Production signing-key compromise protected review packet collaboration room¶
Canonical pattern(s): Critical protected artifact collaboration Source Markdown:
instances/engineering/production-signing-key-compromise-protected-review-packet-collaboration-room.md
Linked pattern(s)¶
critical-protected-artifact-collaboration
Domain¶
Engineering.
Scenario summary¶
After a severe signing-key compromise is declared, platform security opens a protected collaboration room for one shared review packet that will later feed executive, legal, and release-governance handling. A staff security engineer owns the packet while agents help reconcile forensic updates, SRE objections, customer-impact wording disputes, and executive-only annex material about key-custody gaps and revocation blast radius. The room stays focused on keeping one protected artifact current: accepted text, contested sections, restricted annexes, and explicit release conditions all remain visible as reviewers challenge whether the packet is complete enough for the next human handoff. The human artifact owner remains responsible for deciding whether disagreement is tolerable, whether the packet is ready to leave the room, and whether downstream authority selection, command planning, or revocation action should begin elsewhere.
Target systems / source systems¶
- Restricted severe-case collaboration workspace with the main review packet, disagreement ledger, annex map, and release-state controls
- Incident and forensic systems containing signing-key lineage, artifact inventory, package-signing logs, and current containment status
- Secure annex repository with executive-only custody details, root-store dependencies, and customer-impact sensitivity notes
- Release-governance and platform-policy repositories with revocation rules, protected communication boundaries, and handoff criteria
- Audit and access-log systems tracking section edits, annex access changes, and human release approvals
Why this instance matters¶
This grounds the pattern in an engineering case where the hard problem is maintaining one severe shared artifact under protected access and visible disagreement, not deciding who should authorize the response or resequencing the response timeline. The packet is more than a crisis brief because humans and agents repeatedly negotiate wording, objection handling, annex scope, and release readiness inside the room. It shows why critical collaboration needs explicit human ownership and restricted annex discipline so a polished packet does not imply consensus or safe release before that is actually true.
Likely architecture choices¶
- Human-in-the-loop collaboration should remain primary because only named security and legal owners can accept contested framing, narrow annex exposure, and release the packet into the next critical workflow.
- An orchestrated multi-agent setup fits when separate agent roles refresh forensic evidence, normalize reviewer objections, track annex boundaries, and update the protected trace without flattening disagreement.
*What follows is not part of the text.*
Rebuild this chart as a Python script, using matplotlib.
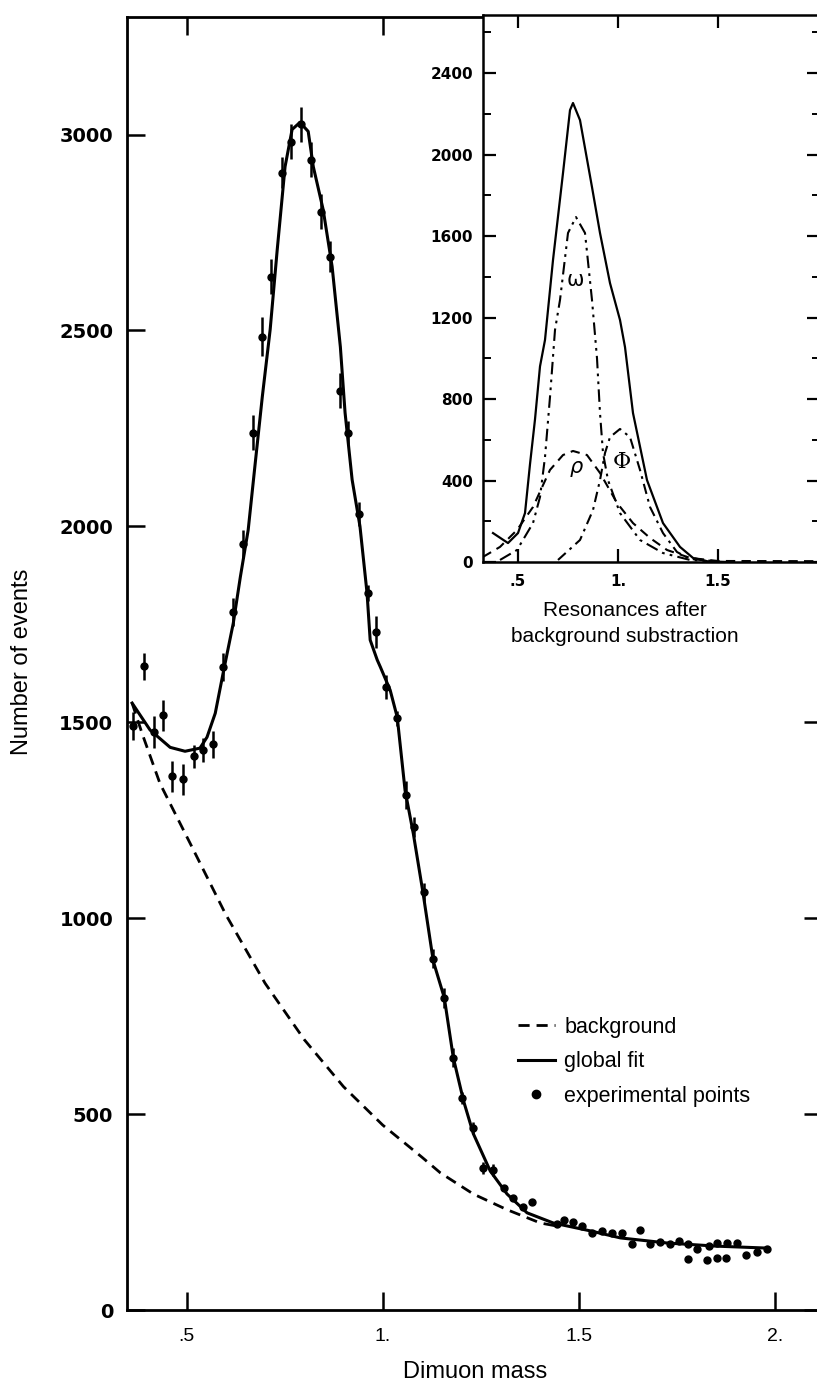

- Agents may rewrite sections, refresh evidence links, and maintain the disagreement ledger, but choosing the deciding authority, launching revocation sequencing, or executing customer communication should remain outside the room and explicitly human-controlled.
Governance notes¶
- The packet should distinguish accepted human language, agent-drafted revisions, contested sections, and executive-only annex references so downstream consumers can see where disagreement still exists.
- Every material statement about blast radius, artifact integrity, rollback feasibility, or customer impact should link to inspectable evidence or an explicitly labeled unresolved objection; unsupported certainty should block release readiness.
- Restricted custody details, secret-rotation evidence, and sensitive dependency mappings should stay in annexes with access logging rather than being copied broadly into the main packet.
- The release-state record should name the current human artifact owner, unresolved blockers, accepted residual disagreement, and the exact condition for handing the packet into authority recommendation or response planning.
- If the room cannot maintain one coherent packet because evidence is changing too quickly or access rules are unclear, the workflow should hold the handoff and escalate for direct human control rather than smoothing over the conflict.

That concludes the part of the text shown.